### [PROVIDED DATA]
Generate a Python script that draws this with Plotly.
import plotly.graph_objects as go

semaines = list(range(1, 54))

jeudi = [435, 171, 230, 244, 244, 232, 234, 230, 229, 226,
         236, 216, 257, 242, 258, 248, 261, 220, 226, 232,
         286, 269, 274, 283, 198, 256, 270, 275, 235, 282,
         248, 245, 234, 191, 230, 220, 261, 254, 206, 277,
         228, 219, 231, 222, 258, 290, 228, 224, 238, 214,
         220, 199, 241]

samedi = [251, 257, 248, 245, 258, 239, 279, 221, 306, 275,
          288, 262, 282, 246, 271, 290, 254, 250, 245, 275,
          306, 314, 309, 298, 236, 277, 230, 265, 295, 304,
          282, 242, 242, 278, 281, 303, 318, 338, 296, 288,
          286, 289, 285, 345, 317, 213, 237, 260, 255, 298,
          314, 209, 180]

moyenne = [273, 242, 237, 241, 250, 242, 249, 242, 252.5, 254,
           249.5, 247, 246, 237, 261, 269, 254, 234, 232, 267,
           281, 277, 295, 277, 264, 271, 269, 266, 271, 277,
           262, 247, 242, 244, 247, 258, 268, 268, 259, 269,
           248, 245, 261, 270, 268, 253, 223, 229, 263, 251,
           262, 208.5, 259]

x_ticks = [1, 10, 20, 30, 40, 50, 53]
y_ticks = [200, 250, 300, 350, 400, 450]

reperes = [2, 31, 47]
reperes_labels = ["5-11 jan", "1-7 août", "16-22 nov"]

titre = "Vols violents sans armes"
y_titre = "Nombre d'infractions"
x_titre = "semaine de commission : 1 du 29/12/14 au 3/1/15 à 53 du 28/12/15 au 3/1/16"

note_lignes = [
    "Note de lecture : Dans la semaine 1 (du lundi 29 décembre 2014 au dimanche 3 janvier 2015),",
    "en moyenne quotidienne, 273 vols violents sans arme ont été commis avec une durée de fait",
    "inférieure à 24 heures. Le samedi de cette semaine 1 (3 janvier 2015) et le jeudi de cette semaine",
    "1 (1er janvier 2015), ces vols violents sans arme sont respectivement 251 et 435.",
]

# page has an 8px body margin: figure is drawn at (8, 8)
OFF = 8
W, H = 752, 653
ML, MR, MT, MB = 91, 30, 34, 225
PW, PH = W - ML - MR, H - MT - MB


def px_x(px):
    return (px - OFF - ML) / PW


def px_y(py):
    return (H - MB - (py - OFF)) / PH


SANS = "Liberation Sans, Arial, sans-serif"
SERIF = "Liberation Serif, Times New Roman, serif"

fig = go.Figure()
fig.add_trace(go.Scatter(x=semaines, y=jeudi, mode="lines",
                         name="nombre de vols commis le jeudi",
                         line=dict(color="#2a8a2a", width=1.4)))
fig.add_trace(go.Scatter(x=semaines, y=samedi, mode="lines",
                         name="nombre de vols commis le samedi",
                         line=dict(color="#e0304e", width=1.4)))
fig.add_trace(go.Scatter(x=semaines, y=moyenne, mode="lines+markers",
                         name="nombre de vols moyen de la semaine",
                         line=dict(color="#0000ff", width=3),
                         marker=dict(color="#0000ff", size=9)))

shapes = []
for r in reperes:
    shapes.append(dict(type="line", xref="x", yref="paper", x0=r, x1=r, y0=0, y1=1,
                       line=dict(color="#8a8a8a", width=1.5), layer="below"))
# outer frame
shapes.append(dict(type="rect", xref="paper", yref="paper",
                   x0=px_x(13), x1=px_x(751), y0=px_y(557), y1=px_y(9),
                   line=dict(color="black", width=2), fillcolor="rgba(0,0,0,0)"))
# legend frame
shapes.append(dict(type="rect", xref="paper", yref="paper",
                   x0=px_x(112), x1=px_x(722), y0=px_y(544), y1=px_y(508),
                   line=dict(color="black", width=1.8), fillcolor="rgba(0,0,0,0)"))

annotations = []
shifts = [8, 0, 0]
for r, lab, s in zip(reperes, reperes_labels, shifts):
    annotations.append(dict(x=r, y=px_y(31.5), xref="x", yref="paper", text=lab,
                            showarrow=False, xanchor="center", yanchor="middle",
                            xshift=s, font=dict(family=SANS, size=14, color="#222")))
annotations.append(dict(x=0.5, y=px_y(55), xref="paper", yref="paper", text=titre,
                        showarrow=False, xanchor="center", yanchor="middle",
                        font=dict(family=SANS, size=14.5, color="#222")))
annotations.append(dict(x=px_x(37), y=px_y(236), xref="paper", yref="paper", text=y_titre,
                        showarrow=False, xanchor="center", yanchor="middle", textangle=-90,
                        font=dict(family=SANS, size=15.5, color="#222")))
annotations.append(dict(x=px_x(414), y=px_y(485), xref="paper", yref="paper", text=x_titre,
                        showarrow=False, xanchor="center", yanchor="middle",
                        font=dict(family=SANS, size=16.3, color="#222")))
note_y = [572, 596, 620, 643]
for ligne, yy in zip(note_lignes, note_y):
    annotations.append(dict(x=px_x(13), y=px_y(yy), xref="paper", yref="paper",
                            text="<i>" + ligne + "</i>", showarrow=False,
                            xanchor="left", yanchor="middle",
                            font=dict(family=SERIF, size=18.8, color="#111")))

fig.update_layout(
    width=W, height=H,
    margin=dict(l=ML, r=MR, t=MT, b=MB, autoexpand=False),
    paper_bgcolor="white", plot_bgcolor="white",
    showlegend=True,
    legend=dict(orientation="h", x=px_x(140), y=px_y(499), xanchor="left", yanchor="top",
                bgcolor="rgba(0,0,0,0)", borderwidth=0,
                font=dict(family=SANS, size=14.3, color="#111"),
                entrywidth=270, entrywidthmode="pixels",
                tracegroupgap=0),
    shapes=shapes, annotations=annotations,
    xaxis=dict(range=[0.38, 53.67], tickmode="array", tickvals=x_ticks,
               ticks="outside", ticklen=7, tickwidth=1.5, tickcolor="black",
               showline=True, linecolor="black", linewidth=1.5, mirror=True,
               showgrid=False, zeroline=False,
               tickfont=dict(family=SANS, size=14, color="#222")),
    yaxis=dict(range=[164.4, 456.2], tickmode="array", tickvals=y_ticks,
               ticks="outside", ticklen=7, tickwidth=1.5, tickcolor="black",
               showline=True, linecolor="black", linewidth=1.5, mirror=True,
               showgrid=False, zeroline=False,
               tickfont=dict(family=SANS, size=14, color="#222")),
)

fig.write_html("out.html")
--
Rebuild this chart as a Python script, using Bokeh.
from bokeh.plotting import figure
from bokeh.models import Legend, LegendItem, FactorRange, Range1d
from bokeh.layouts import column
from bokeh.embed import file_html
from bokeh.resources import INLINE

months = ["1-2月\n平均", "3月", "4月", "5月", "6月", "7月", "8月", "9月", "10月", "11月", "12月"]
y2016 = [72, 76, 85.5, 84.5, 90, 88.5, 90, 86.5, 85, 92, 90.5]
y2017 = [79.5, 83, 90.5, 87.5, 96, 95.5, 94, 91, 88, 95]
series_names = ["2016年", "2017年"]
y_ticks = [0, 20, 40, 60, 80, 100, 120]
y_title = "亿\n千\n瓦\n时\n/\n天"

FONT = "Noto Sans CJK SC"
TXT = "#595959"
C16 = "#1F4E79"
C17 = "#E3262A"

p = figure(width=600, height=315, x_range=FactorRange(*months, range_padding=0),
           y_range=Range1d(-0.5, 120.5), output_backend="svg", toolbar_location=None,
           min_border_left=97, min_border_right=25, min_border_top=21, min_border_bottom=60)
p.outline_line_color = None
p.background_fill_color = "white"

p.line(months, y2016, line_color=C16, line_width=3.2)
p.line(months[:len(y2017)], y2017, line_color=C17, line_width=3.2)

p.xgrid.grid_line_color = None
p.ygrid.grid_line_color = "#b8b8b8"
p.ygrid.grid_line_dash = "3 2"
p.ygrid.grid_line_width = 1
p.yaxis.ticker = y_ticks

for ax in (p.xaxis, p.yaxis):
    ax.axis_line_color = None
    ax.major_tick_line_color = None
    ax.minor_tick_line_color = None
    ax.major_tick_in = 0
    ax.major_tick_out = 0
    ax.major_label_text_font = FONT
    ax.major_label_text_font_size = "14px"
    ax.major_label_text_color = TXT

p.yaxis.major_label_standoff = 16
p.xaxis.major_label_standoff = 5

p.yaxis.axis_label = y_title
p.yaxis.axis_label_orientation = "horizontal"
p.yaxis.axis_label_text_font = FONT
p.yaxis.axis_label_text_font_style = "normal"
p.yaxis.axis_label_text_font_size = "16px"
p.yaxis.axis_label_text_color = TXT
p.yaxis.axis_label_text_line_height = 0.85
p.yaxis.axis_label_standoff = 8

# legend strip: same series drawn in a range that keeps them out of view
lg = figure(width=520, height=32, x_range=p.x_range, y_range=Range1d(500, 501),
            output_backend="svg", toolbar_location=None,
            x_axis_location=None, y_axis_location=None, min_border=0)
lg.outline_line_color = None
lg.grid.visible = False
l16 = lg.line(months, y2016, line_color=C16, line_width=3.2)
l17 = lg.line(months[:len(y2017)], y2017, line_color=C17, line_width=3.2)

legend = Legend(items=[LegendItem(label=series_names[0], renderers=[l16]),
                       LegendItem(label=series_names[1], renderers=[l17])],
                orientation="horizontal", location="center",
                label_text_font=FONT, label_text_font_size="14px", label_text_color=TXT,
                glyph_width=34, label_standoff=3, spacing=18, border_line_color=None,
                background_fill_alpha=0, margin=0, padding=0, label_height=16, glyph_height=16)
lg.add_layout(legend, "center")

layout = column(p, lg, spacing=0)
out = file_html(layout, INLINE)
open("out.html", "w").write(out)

### [TASK PROMPT]
Above are the records. Print exactly, and only, the lines from the line with "Rebuild this chart" to the line with "from bokeh.resources import INLINE", both inclusive.

### [THE RESPONSE]
Rebuild this chart as a Python script, using Bokeh.
from bokeh.plotting import figure
from bokeh.models import Legend, LegendItem, FactorRange, Range1d
from bokeh.layouts import column
from bokeh.embed import file_html
from bokeh.resources import INLINE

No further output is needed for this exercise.